● Objective
The line holding "YAxis, Legend, ErrorBar" is the last one to output; start at the first line of the data, keep every line in between exactly, and leave out pictures.
★ ★ ★ ★ ★ ★ ★
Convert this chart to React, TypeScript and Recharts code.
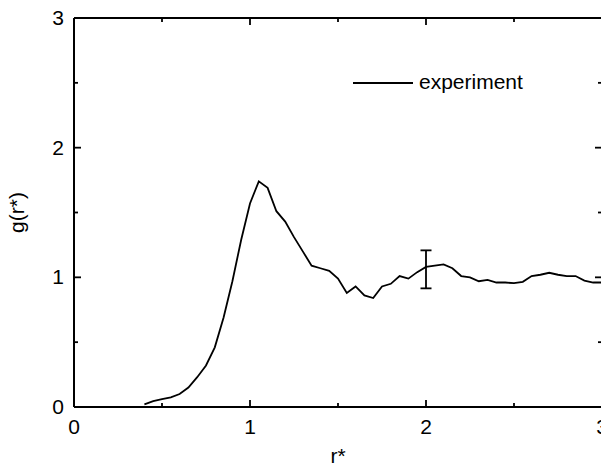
import React from 'react';
import { LineChart, Line, XAxis, YAxis, Legend, ErrorBar } from 'recharts';

// r* values (reduced distance)
const rValues = [
  0.4, 0.45, 0.5, 0.55, 0.6, 0.65, 0.7, 0.75, 0.8, 0.85, 0.9, 0.95,
  1.0, 1.05, 1.1, 1.15, 1.2, 1.25, 1.3, 1.35, 1.4, 1.45, 1.5, 1.55,
  1.6, 1.65, 1.7, 1.75, 1.8, 1.85, 1.9, 1.95, 2.0, 2.05, 2.1, 2.15,
  2.2, 2.25, 2.3, 2.35, 2.4, 2.45, 2.5, 2.55, 2.6, 2.65, 2.7, 2.75,
  2.8, 2.85, 2.9, 2.95, 3.0,
];

// g(r*) experiment
const gValues = [
  0.02, 0.045, 0.06, 0.075, 0.1, 0.15, 0.23, 0.32, 0.46, 0.69, 0.97, 1.29,
  1.57, 1.74, 1.69, 1.51, 1.43, 1.31, 1.2, 1.09, 1.07, 1.05, 0.99, 0.88,
  0.93, 0.86, 0.84, 0.93, 0.95, 1.01, 0.99, 1.04, 1.08, 1.09, 1.1, 1.07,
  1.01, 1.0, 0.97, 0.98, 0.96, 0.96, 0.955, 0.965, 1.01, 1.02, 1.035, 1.02,
  1.01, 1.01, 0.975, 0.96, 0.96,
];

// error bar at r* = 2 : [below, above]
const errorAt = 2.0;
const errorRange: [number, number] = [0.165, 0.128];

const axisTicks = [0, 0.5, 1, 1.5, 2, 2.5, 3];

const FONT = '"Liberation Sans", Arial, sans-serif';
const MAJOR = 7;
const MINOR = 4;
const TICK_W = 1.8;
const AXIS_LINE = { stroke: '#000', strokeWidth: 2 };

const data = rValues.map((r, i) => ({
  r,
  g: gValues[i],
  err: r === errorAt ? errorRange : undefined,
}));

const isMajor = (v: number) => Number.isInteger(v);

const BottomTick = ({ x, y, payload }: any) => (
  <g>
    <line x1={x} x2={x} y1={y} y2={y - (isMajor(payload.value) ? MAJOR : MINOR)} stroke="#000" strokeWidth={TICK_W} />
    {isMajor(payload.value) && (
      <text x={x} y={y + 27} textAnchor="middle" fontSize={21} fontFamily={FONT} fill="#000">
        {payload.value}
      </text>
    )}
  </g>
);

const TopTick = ({ x, y, payload }: any) => (
  <line x1={x} x2={x} y1={y} y2={y + (isMajor(payload.value) ? MAJOR : MINOR)} stroke="#000" strokeWidth={TICK_W} />
);

const LeftTick = ({ x, y, payload }: any) => (
  <g>
    <line x1={x} x2={x + (isMajor(payload.value) ? MAJOR : MINOR)} y1={y} y2={y} stroke="#000" strokeWidth={TICK_W} />
    {isMajor(payload.value) && (
      <text x={x - 10} y={y + 7} textAnchor="end" fontSize={21} fontFamily={FONT} fill="#000">
        {payload.value}
      </text>
    )}
  </g>
);

const RightTick = ({ x, y, payload }: any) => (
  <line x1={x} x2={x - (isMajor(payload.value) ? MAJOR : MINOR)} y1={y} y2={y} stroke="#000" strokeWidth={TICK_W} />
);

const LegendContent = () => (
  <svg width={200} height={30}>
    <line x1={0} x2={60} y1={15} y2={15} stroke="#000" strokeWidth={1.8} />
    <text x={66} y={20.5} fontSize={21} fontFamily={FONT} fill="#000">
      experiment
    </text>
  </svg>
);

const App: React.FC = () => {
  return (
    <div style={{ width: 609, height: 466, margin: '-8px 0 0 -8px', position: 'relative' }}>
      <LineChart width={609} height={466} data={data} margin={{ top: 17, right: 6, bottom: 0, left: 0 }}>
        <XAxis
          dataKey="r"
          type="number"
          domain={[0, 3]}
          ticks={axisTicks}
          allowDataOverflow
          height={59}
          tickSize={0}
          tickMargin={0}
          tick={BottomTick}
          axisLine={AXIS_LINE}
          interval={0}
          label={({ viewBox }: any) => (
            <text x={viewBox.x + viewBox.width / 2} y={viewBox.y + 56} textAnchor="middle" fontSize={21} fontFamily={FONT} fill="#000">
              r*
            </text>
          )}
        />
        <XAxis
          xAxisId="top"
          dataKey="r"
          orientation="top"
          type="number"
          domain={[0, 3]}
          ticks={axisTicks}
          allowDataOverflow
          height={1}
          tickSize={0}
          tickMargin={0}
          tick={TopTick}
          axisLine={AXIS_LINE}
          interval={0}
        />
        <YAxis
          type="number"
          domain={[0, 3]}
          ticks={axisTicks}
          allowDataOverflow
          width={74}
          tickSize={0}
          tickMargin={0}
          tick={LeftTick}
          axisLine={AXIS_LINE}
          interval={0}
          label={({ viewBox }: any) => {
            const cx = 24;
            const cy = viewBox.y + viewBox.height / 2;
            return (
              <text x={cx} y={cy} transform={`rotate(-90 ${cx} ${cy})`} textAnchor="middle" fontSize={21} fontFamily={FONT} fill="#000">
                g(r*)
              </text>
            );
          }}
        />
        <YAxis
          yAxisId="right"
          orientation="right"
          type="number"
          domain={[0, 3]}
          ticks={axisTicks}
          allowDataOverflow
          width={1}
          tickSize={0}
          tickMargin={0}
          tick={RightTick}
          axisLine={AXIS_LINE}
          interval={0}
        />
        <Legend
          layout="horizontal"
          verticalAlign="middle"
          align="center"
          content={LegendContent}
          wrapperStyle={{ position: 'absolute', left: 353, top: 68, width: 200, height: 30 }}
        />
        {/* invisible copy so the frame axes (top/right) get a domain */}
        <Line
          xAxisId="top"
          yAxisId="right"
          dataKey="g"
          stroke="none"
          dot={false}
          legendType="none"
          isAnimationActive={false}
        />
        <Line
          type="linear"
          dataKey="g"
          name="experiment"
          stroke="#000"
          strokeWidth={1.8}
          dot={false}
          isAnimationActive={false}
        >
          <ErrorBar dataKey="err" direction="y" width={5.5} stroke="#000" strokeWidth={1.8} isAnimationActive={false} />
        </Line>
      </LineChart>
    </div>
  );
};

export default App;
★ ★ ★ ★ ★ ★ ★
● Result for this task
Convert this chart to React, TypeScript and Recharts code.
import React from 'react';
import { LineChart, Line, XAxis, YAxis, Legend, ErrorBar } from 'recharts';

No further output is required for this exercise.